Derek Ogbourne’s paintings are all played out over the same unforgiving, flat, neutral grey ground. On this constant, minimal surface each work is a unique arrangement and assortment of elemental gestures in thick paint. One is immediately aware of its physical presence, of how the paint has been worked, dolloped, moved and dragged.
This is a lexicon of abstract gestural painting is presented as calligraphic, illegible signs that float on the surface of the canvas. They are sometimes figurative without form – figures and animal parts that have yet to find their configuration in space – and at other times no more than gestures awaiting interpretation.
Richard Ducker’s ink laden works can be seen as islands with valleys and plateaus and inlets cut out of imaginary maps, samples of damaged, imperfect forms, archaeological relics pinned and preserved as multiverses of automatism.

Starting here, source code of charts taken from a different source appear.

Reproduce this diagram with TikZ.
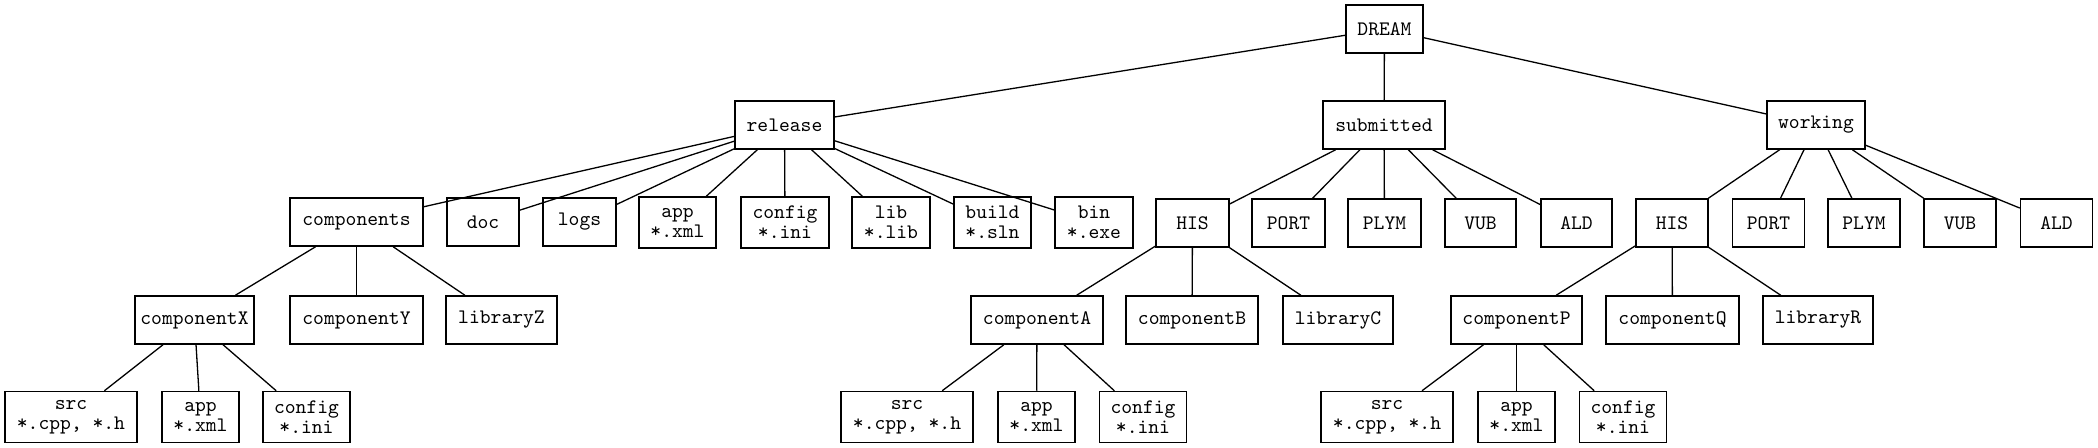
\documentclass[tikz,border=0pt]{standalone}
\begin{document}
\begin{tikzpicture}[x=0.5pt,y=-0.5pt,
  box/.style={draw, line width=0.75pt, font=\ttfamily\fontsize{10.3}{10}\selectfont, align=center, inner sep=0pt, minimum height=24pt},
  dbox/.style={box, minimum height=25.5pt},
  link/.style={line width=0.65pt}]
\useasboundingbox (0,0) rectangle (2098,448);
% level 0
\node[box, minimum width=38.5pt] (dream) at (1384.5,29) {DREAM};
% level 1
\node[box, minimum width=49.5pt] (release) at (784.5,125) {release};
\node[box, minimum width=61pt] (submitted) at (1384,125) {submitted};
\node[box, minimum width=49pt] (working) at (1816,125) {working};
% level 2 - release
\node[box, minimum width=66.5pt] (components) at (356.5,222) {components};
\node[box, minimum width=36pt] (doc) at (483,222) {doc};
\node[box, minimum width=36.5pt] (logs) at (579.5,222) {logs};
\node[dbox, minimum width=38.5pt] (rapp) at (677.5,222.5) {app\\*.xml};
\node[dbox, minimum width=44pt] (rconfig) at (785,222.5) {config\\*.ini};
\node[dbox, minimum width=39pt] (rlib) at (891,222.5) {lib\\*.lib};
\node[dbox, minimum width=38.5pt] (rbuild) at (992.5,222.5) {build\\*.sln};
\node[dbox, minimum width=39pt] (rbin) at (1094,222.5) {bin\\*.exe};
% level 2 - submitted
\node[box, minimum width=36.5pt] (shis) at (1192.5,223) {HIS};
\node[box, minimum width=36.5pt] (sport) at (1288.5,223) {PORT};
\node[box, minimum width=36.5pt] (splym) at (1384.5,223) {PLYM};
\node[box, minimum width=35.5pt] (svub) at (1480.5,223) {VUB};
\node[box, minimum width=35.5pt] (sald) at (1576.5,223) {ALD};
% level 2 - working
\node[box, minimum width=36pt] (whis) at (1672,223) {HIS};
\node[box, minimum width=36pt] (wport) at (1768.5,223) {PORT};
\node[box, minimum width=36pt] (wplym) at (1864,223) {PLYM};
\node[box, minimum width=36pt] (wvub) at (1960,223) {VUB};
\node[box, minimum width=36pt] (wald) at (2056.5,223) {ALD};
% level 3
\node[box, minimum width=59.5pt] (cx) at (194.5,320) {componentX};
\node[box, minimum width=66.5pt] (cy) at (356.5,320) {componentY};
\node[box, minimum width=55.5pt] (lz) at (501.5,320) {libraryZ};
\node[box, minimum width=66pt] (ca) at (1037,320) {componentA};
\node[box, minimum width=66pt] (cb) at (1192,320) {componentB};
\node[box, minimum width=55pt] (lc) at (1338,320) {libraryC};
\node[box, minimum width=65.5pt] (cp) at (1516.5,320) {componentP};
\node[box, minimum width=66.5pt] (cq) at (1672.5,320) {componentQ};
\node[box, minimum width=55pt] (lr) at (1818,320) {libraryR};
% level 4
\node[dbox, minimum width=66pt] (xsrc) at (71,417) {src\\*.cpp, *.h};
\node[dbox, minimum width=38.5pt] (xapp) at (200.5,417) {app\\*.xml};
\node[dbox, minimum width=43.5pt] (xconfig) at (306.5,417) {config\\*.ini};
\node[dbox, minimum width=66pt] (asrc) at (907,417) {src\\*.cpp, *.h};
\node[dbox, minimum width=38.5pt] (aapp) at (1036.5,417) {app\\*.xml};
\node[dbox, minimum width=43.5pt] (aconfig) at (1143,417) {config\\*.ini};
\node[dbox, minimum width=66pt] (psrc) at (1387,417) {src\\*.cpp, *.h};
\node[dbox, minimum width=38.5pt] (papp) at (1516.5,417) {app\\*.xml};
\node[dbox, minimum width=43.5pt] (pconfig) at (1623,417) {config\\*.ini};
% connectors
\foreach \c in {release,submitted,working} \draw[link] (dream) -- (\c);
\foreach \c in {components,doc,logs,rapp,rconfig,rlib,rbuild,rbin} \draw[link] (release) -- (\c);
\foreach \c in {shis,sport,splym,svub,sald} \draw[link] (submitted) -- (\c);
\foreach \c in {whis,wport,wplym,wvub,wald} \draw[link] (working) -- (\c);
\foreach \c in {cx,cy,lz} \draw[link] (components) -- (\c);
\foreach \c in {ca,cb,lc} \draw[link] (shis) -- (\c);
\foreach \c in {cp,cq,lr} \draw[link] (whis) -- (\c);
\foreach \c in {xsrc,xapp,xconfig} \draw[link] (cx) -- (\c);
\foreach \c in {asrc,aapp,aconfig} \draw[link] (ca) -- (\c);
\foreach \c in {psrc,papp,pconfig} \draw[link] (cp) -- (\c);
\end{tikzpicture}
\end{document}
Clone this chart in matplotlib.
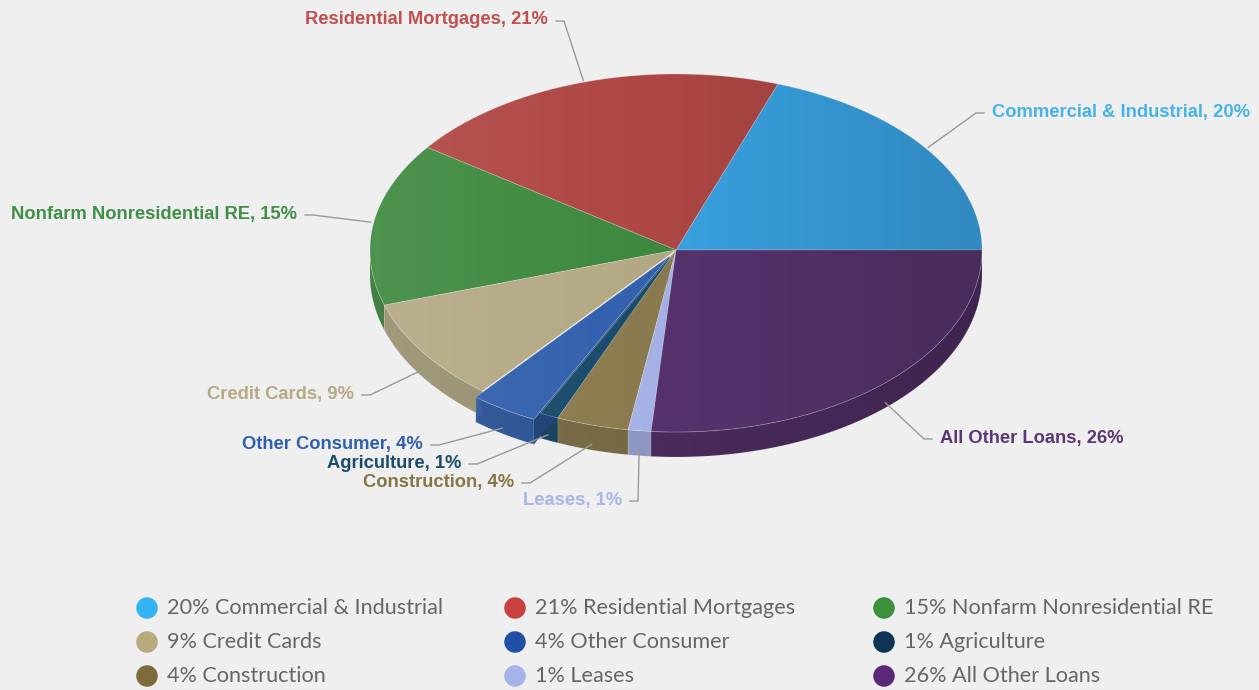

Clusters of discarded slivers of flesh, specks of dust, human in origin are made massive, stellar debris born of the swift harnessing of the inks’ fluid fascination for shape shifting. Like the alchemist who transforms base materials into the treasure of precious infinite light filled form, these self contained worlds with their lunar absence of pigmentation float in cold white skies and provide us with a Rorschach-like test for us to interpret as we wish.